Alkaline "Lake" with TUMS tablet
5. Put about 3/4 cup of tap water into a second cup. Put ONE TUM
tablet into this cup. After the TUM tablet has soaked in the solution
for a couple of minutes, use a spoon to crush the tablet. Stir
the solution well every couple of minutes. The tablet may not
completely dissolve. (Simulates an alkaline or a buffered lake)
6. Use the eye dropper to add 20 drops of pure vinegar (simulated acid rain) to water in the cup with the TUMS tablet (simulated alkaline lake). Stir and mix well. Again measure the pH. (It might be 6 or 7) Record the results in the DATA TABLE which follows.
7. Again add one dropperful of
vinegar (squeeze bulb - whatever vinegar is drawn in is a dropperful).

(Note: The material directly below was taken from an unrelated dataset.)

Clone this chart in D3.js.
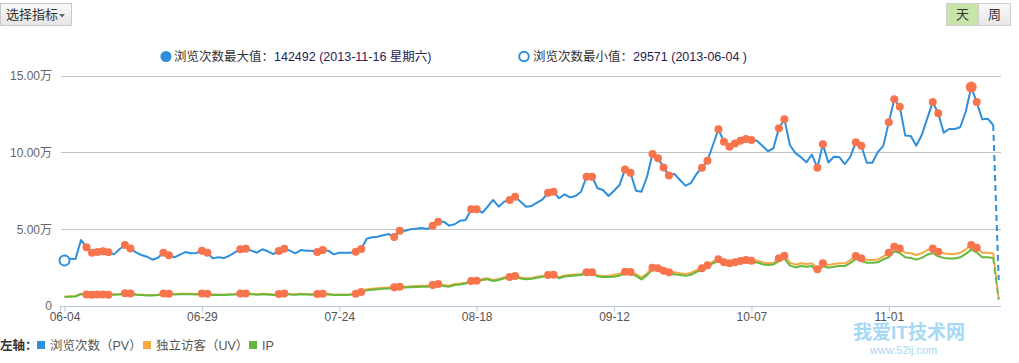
<!DOCTYPE html>
<html>
<head>
<meta charset="utf-8">
<script src="https://cdn.jsdelivr.net/npm/d3@7"></script>
<style>
  body { margin: 0; background: #fff; }
  svg text { font-family: "Liberation Sans", Arial, "Noto Sans CJK SC", sans-serif; }
</style>
</head>
<body>
<svg width="1019" height="363"></svg>
<script>
// daily values from 2013-06-04
var startDay = "2013-06-04";
var pv = [29571,30800,30600,43000,38200,34700,35100,35600,34900,33600,36900,39700,37500,34900,33200,32100,30100,31400,34700,33000,
  31700,33400,35100,34300,34500,36000,34700,31000,31700,31200,32700,34900,36900,37300,36000,34700,36900,35600,33800,35800,
  37300,36000,34300,36400,36000,36000,35100,36400,36000,33600,34700,34700,34700,35300,37100,43800,44700,45100,46000,46800,
  44900,49000,49000,49900,50300,50700,50100,52300,54900,54900,52300,53200,55500,56000,62900,62900,60700,64600,69000,64600,
  67900,69000,71100,67900,64600,65100,67200,69400,73700,74400,70100,72700,70700,71600,74400,84100,84100,76600,75500,71600,
  75000,78700,88900,86700,75000,74400,84100,98900,96100,90200,85000,85900,82000,78300,80000,85900,90000,94500,104800,115000,
  106900,103600,105800,107600,108700,108000,107600,104300,100700,102600,115600,121600,104800,99500,96900,93500,98500,90000,105200,93400,
  97100,96900,92400,97100,106600,104300,93200,93200,100100,104200,119500,134500,129700,110900,110600,104300,111300,122100,132700,125400,
  112800,115200,115200,116300,126400,142492,132700,121500,121900,117800,16900];
var uv = [6100,6400,6500,8000,7500,7400,7500,7500,7400,7600,7800,8300,8100,7600,7400,7200,7100,7400,8100,8000,
  7800,7900,8000,7900,7800,8100,7900,7500,7500,7400,7600,7800,8100,8200,7900,7700,7900,7800,7500,7800,
  8100,7800,7600,7900,7800,7700,7800,8000,7800,7400,7500,7500,7600,7900,9100,10900,11200,11500,11800,12000,
  12200,12600,12600,12800,13000,13100,13200,13600,14300,13600,13200,14300,14600,15200,16300,16400,17500,18000,16900,17500,
  18700,18800,19500,18500,18000,18300,19000,19600,20200,20300,18700,19800,20200,20500,20800,21900,21900,19800,19500,19500,
  20300,21000,22300,22100,20800,18500,21300,24900,24500,23000,21900,21900,21300,20800,21500,23400,24500,26500,29000,30400,
  28400,27800,28400,29300,29900,29500,29600,28400,27800,28200,31000,32700,28200,26900,27800,27300,27800,23900,27800,26700,
  27300,27800,27800,29900,32500,31000,29900,29900,30200,32100,34700,38600,37500,34700,34300,33200,34300,36400,37500,35300,
  34300,33900,33900,34700,36900,39700,37900,34700,34700,34300,4500];
var ip = [5900,6100,6200,7700,7200,7100,7200,7200,7100,7300,7500,8000,7800,7300,7100,6900,6800,7100,7800,7700,
  7500,7600,7700,7600,7500,7800,7600,7200,7200,7100,7300,7500,7800,7900,7600,7400,7600,7500,7200,7500,
  7800,7500,7300,7600,7500,7400,7500,7700,7500,7100,7200,7200,7300,7600,8700,10300,10600,10900,11200,11400,
  11600,12000,12000,12200,12400,12500,12600,13000,13700,13000,12600,13700,14000,14600,15700,15800,16900,17400,16300,16900,
  18100,18200,18900,17900,17400,17700,18400,19000,19600,19700,18100,19200,19600,19900,20200,21300,21300,19200,18900,18900,
  19100,19800,21100,20900,19600,17300,20100,23700,23300,21800,20700,20700,20100,19600,20300,22200,23300,25300,27800,29200,
  27200,26600,27200,28100,28700,28300,28400,27200,26600,27000,29200,30900,26400,25100,26000,25500,26000,22100,26000,24900,
  25500,26000,26000,28100,30700,29200,28100,28100,28400,30300,31700,35600,34500,31700,31300,30200,31300,33400,34500,32300,
  31300,30900,30900,31700,33900,36700,34900,31700,31700,31300,4200];
// weekends and holidays, marked with dots
var markDays = ["06-08","06-09","06-10","06-11","06-12","06-15","06-16","06-22","06-23","06-29","06-30",
  "07-06","07-07","07-13","07-14","07-20","07-21","07-27","07-28","08-03","08-04","08-10","08-11",
  "08-17","08-18","08-24","08-25","08-31","09-01","09-07","09-08","09-14","09-15","09-19","09-20",
  "09-21","09-22","09-28","09-29","10-01","10-02","10-03","10-04","10-05","10-06","10-07","10-12",
  "10-13","10-19","10-20","10-26","10-27","11-01","11-02","11-03","11-09","11-10","11-16","11-17"];
var tickLabels = ["06-04","06-29","07-24","08-18","09-12","10-07","11-01"];
var yTicks = [0, 50000, 100000, 150000];
var maxText = "142492 (2013-11-16 星期六)";
var minText = "29571 (2013-06-04 )";

var svg = d3.select("svg");
var parse = d3.timeParse("%Y-%m-%d");
var fmt = d3.timeFormat("%m-%d");
var t0 = parse(startDay);
var dates = pv.map(function(d, i) { return d3.timeDay.offset(t0, i); });
var rows = dates.map(function(d, i) { return {date: d, pv: pv[i], uv: uv[i], ip: ip[i]}; });

var plotL = 60, plotR = 1001, plotT = 75.5, plotB = 306;
var x = d3.scaleTime().domain([dates[0], dates[dates.length - 1]]).range([64.5, 998.7]);
var y = d3.scaleLinear().domain([0, 150000]).range([plotB, plotT]);

// gridlines
svg.append("g").selectAll("line")
  .data(yTicks.filter(function(d) { return d > 0; }))
  .enter().append("line")
    .attr("x1", plotL + 1).attr("x2", plotR)
    .attr("y1", function(d) { return Math.round(y(d)) + 0.5; })
    .attr("y2", function(d) { return Math.round(y(d)) + 0.5; })
    .attr("stroke", "#c4c4c4");

// y labels
var yAxis = svg.append("g")
    .attr("transform", "translate(" + (plotL - 8) + ",0)")
    .call(d3.axisLeft(y).tickValues(yTicks).tickSize(0)
      .tickFormat(function(d) { return d === 0 ? "0" : (d / 10000).toFixed(2) + "万"; }));
yAxis.select(".domain").remove();
yAxis.selectAll("text").attr("x", 0).attr("fill", "#666").style("font-size", "12px");

// x axis
var xAxis = svg.append("g")
    .attr("transform", "translate(0," + (plotB + 0.5) + ")")
    .call(d3.axisBottom(x).tickValues(tickLabels.map(function(s) { return parse("2013-" + s); }))
      .tickFormat(fmt).tickSize(5).tickSizeOuter(0));
xAxis.select(".domain").attr("d", "M" + plotL + ",0H" + plotR).attr("stroke", "#b3c5dd");
xAxis.selectAll(".tick line").attr("stroke", "#b3c5dd");
xAxis.selectAll("text").attr("fill", "#555").attr("dy", "0.5em").style("font-size", "12px");
xAxis.append("line").attr("x1", plotL + 0.5).attr("x2", plotL + 0.5).attr("y1", 0).attr("y2", 5).attr("stroke", "#b3c5dd");

// lines
var series = [
  {key: "uv", color: "#f5a945"},
  {key: "ip", color: "#66b83c"},
  {key: "pv", color: "#2f8fdb"}
];
var n = rows.length;
series.forEach(function(s) {
  var line = d3.line()
      .x(function(d) { return x(d.date); })
      .y(function(d) { return y(d[s.key]); });
  svg.append("path").datum(rows.slice(0, n - 1))
      .attr("d", line).attr("fill", "none")
      .attr("stroke", s.color).attr("stroke-width", 2).attr("stroke-linejoin", "round");
  svg.append("path").datum(rows.slice(n - 2))
      .attr("d", line).attr("fill", "none")
      .attr("stroke", s.color).attr("stroke-width", 2).attr("stroke-dasharray", "6,4");
});

// weekend / holiday dots
var marked = rows.filter(function(d) { return markDays.indexOf(fmt(d.date)) >= 0; });
["pv", "uv"].forEach(function(k) {
  svg.append("g").selectAll("circle")
    .data(marked).enter().append("circle")
      .attr("cx", function(d) { return x(d.date); })
      .attr("cy", function(d) { return y(d[k]); })
      .attr("r", function(d) { return (k == "pv" && d.pv == d3.max(pv)) ? 5.5 : 4; })
      .attr("fill", "#f8744c");
});

// min marker
var iMin = d3.minIndex(pv.slice(0, n - 1));
svg.append("circle")
    .attr("cx", x(rows[iMin].date)).attr("cy", y(pv[iMin])).attr("r", 5)
    .attr("fill", "#fff").attr("stroke", "#2f8fdb").attr("stroke-width", 2);

// top legend
svg.append("circle").attr("cx", 166).attr("cy", 56.5).attr("r", 5.5).attr("fill", "#2f8fdb");
var t1 = svg.append("text").attr("x", 174).attr("y", 61).style("font-size", "12.5px");
t1.append("tspan").attr("fill", "#333").text("浏览次数最大值：");
t1.append("tspan").attr("fill", "#2a2150").text(maxText);
svg.append("circle").attr("cx", 524).attr("cy", 56.5).attr("r", 4.8)
    .attr("fill", "#fff").attr("stroke", "#2f8fdb").attr("stroke-width", 2);
var t2 = svg.append("text").attr("x", 533).attr("y", 61).style("font-size", "12.5px");
t2.append("tspan").attr("fill", "#333").text("浏览次数最小值：");
t2.append("tspan").attr("fill", "#2a2150").text(minText);

// buttons
var grad = svg.append("defs").append("linearGradient").attr("id", "btn").attr("x1", 0).attr("x2", 0).attr("y1", 0).attr("y2", 1);
grad.append("stop").attr("offset", "0%").attr("stop-color", "#fafafa");
grad.append("stop").attr("offset", "100%").attr("stop-color", "#e6e6e6");
svg.append("rect").attr("x", 0.5).attr("y", 3.5).attr("width", 71).attr("height", 22)
    .attr("fill", "url(#btn)").attr("stroke", "#c8c8c8");
svg.append("text").attr("x", 6).attr("y", 19).attr("fill", "#333").style("font-size", "13px").text("选择指标");
svg.append("path").attr("d", "M59,14L65,14L62,17.5Z").attr("fill", "#666");

svg.append("rect").attr("x", 946.5).attr("y", 3.5).attr("width", 32).attr("height", 22)
    .attr("fill", "#c9e4a8").attr("stroke", "#cfcfcf");
svg.append("rect").attr("x", 978.5).attr("y", 3.5).attr("width", 32).attr("height", 22)
    .attr("fill", "url(#btn)").attr("stroke", "#cfcfcf");
svg.append("text").attr("x", 962.5).attr("y", 19).attr("text-anchor", "middle").attr("fill", "#333").style("font-size", "13px").text("天");
svg.append("text").attr("x", 994.5).attr("y", 19).attr("text-anchor", "middle").attr("fill", "#333").style("font-size", "13px").text("周");

// bottom legend
var legend = [
  {name: "浏览次数（PV）", color: "#2f8fdb", x: 37},
  {name: "独立访客（UV）", color: "#f5a945", x: 143},
  {name: "IP", color: "#66b83c", x: 249}
];
svg.append("text").attr("x", 0).attr("y", 350).attr("fill", "#333").style("font-size", "12.5px").style("font-weight", "bold").text("左轴：");
legend.forEach(function(l) {
  svg.append("rect").attr("x", l.x).attr("y", 341).attr("width", 8).attr("height", 8).attr("fill", l.color);
  svg.append("text").attr("x", l.x + 13).attr("y", 350).attr("fill", "#555").style("font-size", "12.5px").text(l.name);
});

// watermark
svg.append("text").attr("x", 853).attr("y", 339).attr("fill", "#8fd0f5").attr("opacity", 0.8)
    .style("font-size", "19px").style("font-weight", "bold").text("我爱IT技术网");
svg.append("text").attr("x", 870).attr("y", 354).attr("fill", "#8fd0f5").attr("opacity", 0.8)
    .style("font-size", "11px").text("www.52ij.com");
</script>
</body>
</html>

Stir well and measure the pH.
8. Repeat step 7 one more time.
QUES. 17: DATA TABLE
|
pure water |
water plus TUMS tablet |
|||
| color | pH WR | color | pH WR | |
| 20 drops vinegar | ||||
| 1 dropperful | ||||
| 2 dropperful | ||||
The acid rain neutralization with sulfuric acid and calcium carbonate,
CaCO3, shows the neutralization reaction to make calcium sulfate,
CaSO4, and carbonic acid.
H2SO4 + CaCO3 -----> CaSO4 + H2CO3
The carbonic acid is reacting further to make bubbles of carbon
dioxide which appear in the solution.
The reaction with vinegar, acetic acid, is very similar.
QUES. 18: a. Explain the differences in the two
results for the two types of "lakes" in terms of the
acid neutralizing capacity. Why does it take more vinegar to reach
a lower pH in the alkaline "lake"?
18b. What are the implications of these results for the lakes in the Northeast which do not have very much calcium carbonate present, but which are receiving the most of the acid rain? Are they going to turn into "acid" lakes or will they be able to neutralize the acid rain?